WORK INSTRUCTIONS. Repeat each line of the material below exactly as it appears, minus any pictures.

DATA EXCERPT.
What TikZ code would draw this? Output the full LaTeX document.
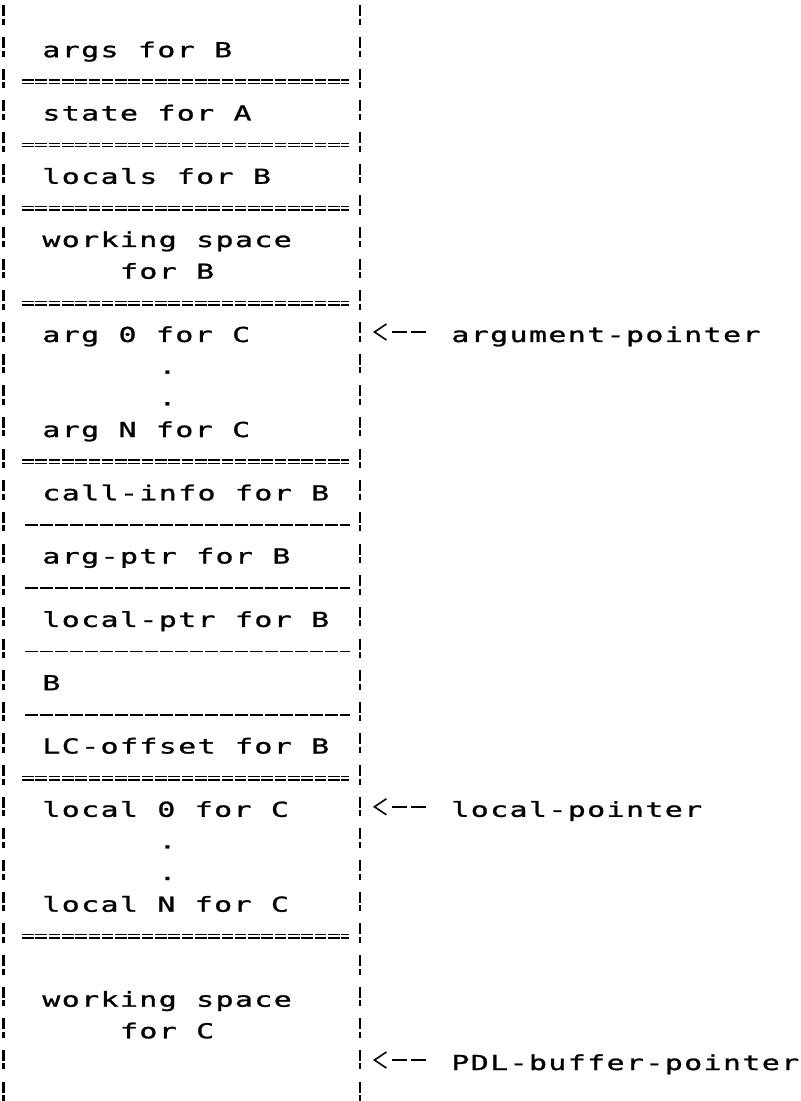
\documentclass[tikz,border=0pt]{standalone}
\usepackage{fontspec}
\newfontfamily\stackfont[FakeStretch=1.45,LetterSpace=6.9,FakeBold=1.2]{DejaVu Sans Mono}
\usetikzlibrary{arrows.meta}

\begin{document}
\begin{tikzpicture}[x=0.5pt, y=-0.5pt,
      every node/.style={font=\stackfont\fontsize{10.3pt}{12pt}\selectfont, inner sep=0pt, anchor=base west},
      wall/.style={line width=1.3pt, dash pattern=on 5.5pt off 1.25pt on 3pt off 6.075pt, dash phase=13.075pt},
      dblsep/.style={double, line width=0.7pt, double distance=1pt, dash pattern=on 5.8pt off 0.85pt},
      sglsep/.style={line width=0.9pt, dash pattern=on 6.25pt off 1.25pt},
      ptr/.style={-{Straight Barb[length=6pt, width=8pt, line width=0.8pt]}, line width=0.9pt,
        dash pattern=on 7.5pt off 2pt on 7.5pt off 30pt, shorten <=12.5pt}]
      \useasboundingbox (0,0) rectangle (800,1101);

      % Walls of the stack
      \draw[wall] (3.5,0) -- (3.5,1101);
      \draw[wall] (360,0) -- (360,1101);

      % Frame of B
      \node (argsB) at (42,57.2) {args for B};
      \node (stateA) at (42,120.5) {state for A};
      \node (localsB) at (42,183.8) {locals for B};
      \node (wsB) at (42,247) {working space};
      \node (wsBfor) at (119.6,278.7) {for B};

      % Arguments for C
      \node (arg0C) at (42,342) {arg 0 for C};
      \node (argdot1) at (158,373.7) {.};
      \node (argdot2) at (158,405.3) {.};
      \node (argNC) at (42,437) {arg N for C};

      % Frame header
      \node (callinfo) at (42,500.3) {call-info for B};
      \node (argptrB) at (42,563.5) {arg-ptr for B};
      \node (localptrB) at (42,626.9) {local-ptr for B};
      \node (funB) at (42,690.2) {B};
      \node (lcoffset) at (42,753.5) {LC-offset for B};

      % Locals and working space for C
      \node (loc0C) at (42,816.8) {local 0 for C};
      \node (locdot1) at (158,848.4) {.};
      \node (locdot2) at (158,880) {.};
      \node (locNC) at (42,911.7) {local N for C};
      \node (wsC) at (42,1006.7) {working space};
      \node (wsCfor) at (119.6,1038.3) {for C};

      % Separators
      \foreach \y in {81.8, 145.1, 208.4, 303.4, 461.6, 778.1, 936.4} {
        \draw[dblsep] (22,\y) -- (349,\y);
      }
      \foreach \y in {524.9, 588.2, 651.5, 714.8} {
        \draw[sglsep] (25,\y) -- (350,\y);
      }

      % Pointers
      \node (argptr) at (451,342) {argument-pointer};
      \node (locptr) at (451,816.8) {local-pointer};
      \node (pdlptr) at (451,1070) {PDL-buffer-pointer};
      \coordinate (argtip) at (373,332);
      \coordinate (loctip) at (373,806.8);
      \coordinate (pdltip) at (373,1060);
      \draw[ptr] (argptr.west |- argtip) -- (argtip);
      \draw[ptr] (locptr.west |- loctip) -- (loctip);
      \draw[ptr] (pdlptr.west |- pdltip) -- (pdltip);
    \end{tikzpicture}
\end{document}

COMPLETE OUTPUT.
What TikZ code would draw this? Output the full LaTeX document.
\documentclass[tikz,border=0pt]{standalone}
\usepackage{fontspec}
\newfontfamily\stackfont[FakeStretch=1.45,LetterSpace=6.9,FakeBold=1.2]{DejaVu Sans Mono}
\usetikzlibrary{arrows.meta}

\begin{document}
\begin{tikzpicture}[x=0.5pt, y=-0.5pt,
      every node/.style={font=\stackfont\fontsize{10.3pt}{12pt}\selectfont, inner sep=0pt, anchor=base west},
      wall/.style={line width=1.3pt, dash pattern=on 5.5pt off 1.25pt on 3pt off 6.075pt, dash phase=13.075pt},
      dblsep/.style={double, line width=0.7pt, double distance=1pt, dash pattern=on 5.8pt off 0.85pt},
      sglsep/.style={line width=0.9pt, dash pattern=on 6.25pt off 1.25pt},
      ptr/.style={-{Straight Barb[length=6pt, width=8pt, line width=0.8pt]}, line width=0.9pt,
        dash pattern=on 7.5pt off 2pt on 7.5pt off 30pt, shorten <=12.5pt}]
      \useasboundingbox (0,0) rectangle (800,1101);

      % Walls of the stack
      \draw[wall] (3.5,0) -- (3.5,1101);
      \draw[wall] (360,0) -- (360,1101);

      % Frame of B
      \node (argsB) at (42,57.2) {args for B};
      \node (stateA) at (42,120.5) {state for A};
      \node (localsB) at (42,183.8) {locals for B};
      \node (wsB) at (42,247) {working space};
      \node (wsBfor) at (119.6,278.7) {for B};

      % Arguments for C
      \node (arg0C) at (42,342) {arg 0 for C};
      \node (argdot1) at (158,373.7) {.};
      \node (argdot2) at (158,405.3) {.};
      \node (argNC) at (42,437) {arg N for C};

      % Frame header
      \node (callinfo) at (42,500.3) {call-info for B};
      \node (argptrB) at (42,563.5) {arg-ptr for B};
      \node (localptrB) at (42,626.9) {local-ptr for B};
      \node (funB) at (42,690.2) {B};
      \node (lcoffset) at (42,753.5) {LC-offset for B};

      % Locals and working space for C
      \node (loc0C) at (42,816.8) {local 0 for C};
      \node (locdot1) at (158,848.4) {.};
      \node (locdot2) at (158,880) {.};
      \node (locNC) at (42,911.7) {local N for C};
      \node (wsC) at (42,1006.7) {working space};
      \node (wsCfor) at (119.6,1038.3) {for C};

      % Separators
      \foreach \y in {81.8, 145.1, 208.4, 303.4, 461.6, 778.1, 936.4} {
        \draw[dblsep] (22,\y) -- (349,\y);
      }
      \foreach \y in {524.9, 588.2, 651.5, 714.8} {
        \draw[sglsep] (25,\y) -- (350,\y);
      }

      % Pointers
      \node (argptr) at (451,342) {argument-pointer};
      \node (locptr) at (451,816.8) {local-pointer};
      \node (pdlptr) at (451,1070) {PDL-buffer-pointer};
      \coordinate (argtip) at (373,332);
      \coordinate (loctip) at (373,806.8);
      \coordinate (pdltip) at (373,1060);
      \draw[ptr] (argptr.west |- argtip) -- (argtip);
      \draw[ptr] (locptr.west |- loctip) -- (loctip);
      \draw[ptr] (pdlptr.west |- pdltip) -- (pdltip);
    \end{tikzpicture}
\end{document}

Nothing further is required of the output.